*Source data:*
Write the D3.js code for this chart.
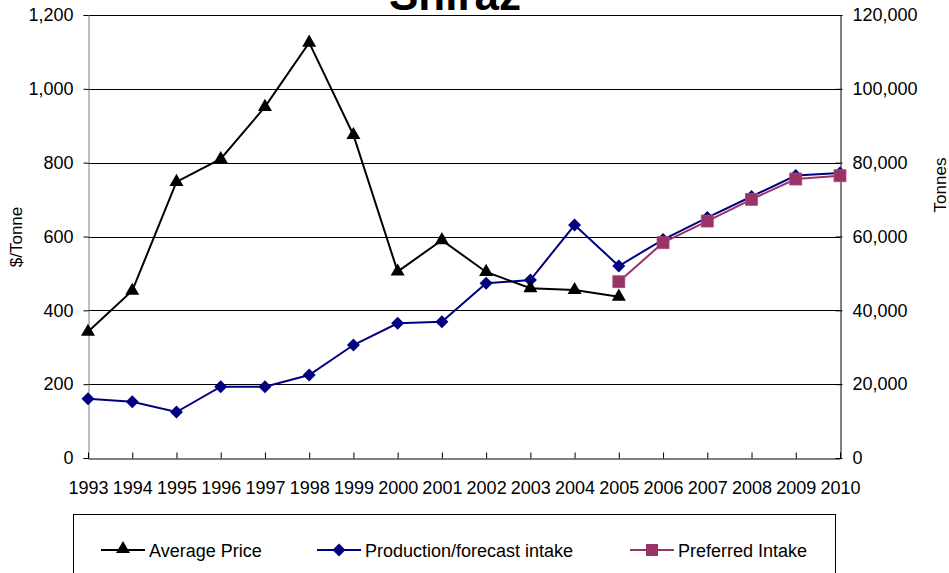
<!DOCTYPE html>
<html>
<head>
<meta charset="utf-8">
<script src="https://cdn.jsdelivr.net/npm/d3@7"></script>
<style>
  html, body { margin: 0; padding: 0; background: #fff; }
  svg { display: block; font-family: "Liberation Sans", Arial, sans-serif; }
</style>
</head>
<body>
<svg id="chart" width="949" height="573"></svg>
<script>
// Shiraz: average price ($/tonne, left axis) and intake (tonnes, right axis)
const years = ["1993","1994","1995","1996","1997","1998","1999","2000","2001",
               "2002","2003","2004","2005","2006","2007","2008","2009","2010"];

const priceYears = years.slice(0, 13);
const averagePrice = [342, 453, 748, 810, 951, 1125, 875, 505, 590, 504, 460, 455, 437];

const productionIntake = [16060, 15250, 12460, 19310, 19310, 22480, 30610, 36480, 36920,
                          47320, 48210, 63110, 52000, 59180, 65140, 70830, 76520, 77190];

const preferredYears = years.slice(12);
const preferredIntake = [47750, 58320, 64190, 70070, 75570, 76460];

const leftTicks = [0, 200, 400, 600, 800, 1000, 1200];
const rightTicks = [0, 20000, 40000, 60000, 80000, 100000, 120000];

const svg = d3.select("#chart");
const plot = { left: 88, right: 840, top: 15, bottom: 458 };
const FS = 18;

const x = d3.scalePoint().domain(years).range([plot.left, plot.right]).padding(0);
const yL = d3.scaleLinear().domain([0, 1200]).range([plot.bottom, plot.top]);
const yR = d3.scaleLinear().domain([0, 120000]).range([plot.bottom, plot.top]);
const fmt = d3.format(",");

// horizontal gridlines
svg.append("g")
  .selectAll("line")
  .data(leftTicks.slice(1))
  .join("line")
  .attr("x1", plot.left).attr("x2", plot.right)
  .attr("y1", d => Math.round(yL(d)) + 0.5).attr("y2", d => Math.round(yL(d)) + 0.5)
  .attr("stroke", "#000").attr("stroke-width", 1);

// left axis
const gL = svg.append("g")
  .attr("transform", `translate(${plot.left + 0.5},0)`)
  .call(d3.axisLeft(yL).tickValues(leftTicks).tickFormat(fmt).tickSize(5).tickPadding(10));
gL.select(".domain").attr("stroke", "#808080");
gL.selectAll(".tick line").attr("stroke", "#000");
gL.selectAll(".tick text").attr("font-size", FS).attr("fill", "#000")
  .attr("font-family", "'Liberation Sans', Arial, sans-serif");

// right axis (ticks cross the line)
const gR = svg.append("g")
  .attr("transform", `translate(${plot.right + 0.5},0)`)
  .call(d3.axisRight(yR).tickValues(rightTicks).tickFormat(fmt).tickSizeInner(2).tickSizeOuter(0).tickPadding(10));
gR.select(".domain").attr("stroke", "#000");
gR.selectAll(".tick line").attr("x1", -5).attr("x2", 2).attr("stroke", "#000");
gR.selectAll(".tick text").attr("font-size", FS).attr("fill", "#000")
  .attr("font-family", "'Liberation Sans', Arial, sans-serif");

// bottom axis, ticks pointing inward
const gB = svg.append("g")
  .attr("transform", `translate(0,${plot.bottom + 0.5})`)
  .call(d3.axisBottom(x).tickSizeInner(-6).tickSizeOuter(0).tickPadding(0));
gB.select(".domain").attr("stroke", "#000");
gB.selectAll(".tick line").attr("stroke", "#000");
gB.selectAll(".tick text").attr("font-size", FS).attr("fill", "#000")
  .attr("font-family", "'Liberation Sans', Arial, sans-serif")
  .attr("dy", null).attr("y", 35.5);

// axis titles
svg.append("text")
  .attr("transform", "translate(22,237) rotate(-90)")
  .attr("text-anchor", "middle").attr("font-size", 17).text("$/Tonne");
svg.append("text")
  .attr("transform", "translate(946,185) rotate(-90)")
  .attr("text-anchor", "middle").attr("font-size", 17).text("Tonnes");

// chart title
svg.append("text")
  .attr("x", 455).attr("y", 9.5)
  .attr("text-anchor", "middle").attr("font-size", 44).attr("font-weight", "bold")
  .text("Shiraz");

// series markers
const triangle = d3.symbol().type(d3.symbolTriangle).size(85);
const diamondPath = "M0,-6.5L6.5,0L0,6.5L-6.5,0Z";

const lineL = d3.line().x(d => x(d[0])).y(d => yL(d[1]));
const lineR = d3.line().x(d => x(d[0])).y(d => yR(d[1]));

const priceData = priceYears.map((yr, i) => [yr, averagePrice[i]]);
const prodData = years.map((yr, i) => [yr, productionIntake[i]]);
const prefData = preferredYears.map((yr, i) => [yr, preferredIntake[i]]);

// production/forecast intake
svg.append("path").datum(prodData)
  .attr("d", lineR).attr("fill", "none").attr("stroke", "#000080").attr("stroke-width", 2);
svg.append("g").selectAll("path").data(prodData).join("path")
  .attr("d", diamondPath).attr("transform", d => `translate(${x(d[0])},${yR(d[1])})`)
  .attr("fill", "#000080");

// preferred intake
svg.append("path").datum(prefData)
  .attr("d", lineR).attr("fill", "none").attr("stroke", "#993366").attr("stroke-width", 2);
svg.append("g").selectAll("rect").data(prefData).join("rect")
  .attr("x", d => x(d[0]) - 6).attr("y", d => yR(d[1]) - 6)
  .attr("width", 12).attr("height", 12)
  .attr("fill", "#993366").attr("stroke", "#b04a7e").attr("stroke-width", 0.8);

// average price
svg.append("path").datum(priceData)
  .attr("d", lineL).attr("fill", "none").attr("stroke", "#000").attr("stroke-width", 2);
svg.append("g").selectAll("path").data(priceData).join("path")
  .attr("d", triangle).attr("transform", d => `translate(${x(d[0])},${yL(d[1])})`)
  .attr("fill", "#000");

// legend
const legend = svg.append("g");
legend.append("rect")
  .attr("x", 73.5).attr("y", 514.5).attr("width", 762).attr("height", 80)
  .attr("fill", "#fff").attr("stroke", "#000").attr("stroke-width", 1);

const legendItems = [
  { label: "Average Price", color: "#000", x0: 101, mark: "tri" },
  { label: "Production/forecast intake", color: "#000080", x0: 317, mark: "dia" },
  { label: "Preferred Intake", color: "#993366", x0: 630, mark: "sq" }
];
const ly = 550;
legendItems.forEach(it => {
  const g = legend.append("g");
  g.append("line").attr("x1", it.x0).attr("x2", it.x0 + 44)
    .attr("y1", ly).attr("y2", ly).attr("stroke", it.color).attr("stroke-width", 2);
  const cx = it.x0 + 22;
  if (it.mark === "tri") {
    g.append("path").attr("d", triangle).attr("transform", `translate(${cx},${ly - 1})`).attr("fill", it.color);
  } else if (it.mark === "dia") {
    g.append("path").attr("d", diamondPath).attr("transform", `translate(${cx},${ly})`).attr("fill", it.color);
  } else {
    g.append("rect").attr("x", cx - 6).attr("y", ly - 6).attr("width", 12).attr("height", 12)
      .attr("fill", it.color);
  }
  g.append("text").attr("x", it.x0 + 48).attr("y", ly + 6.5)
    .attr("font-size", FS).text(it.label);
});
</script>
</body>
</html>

*Written exercise:*
Read the data above. Pull out each line in which the string "chart" appears.

*Complete answer:*
Write the D3.js code for this chart.
<svg id="chart" width="949" height="573"></svg>
const svg = d3.select("#chart");
// chart title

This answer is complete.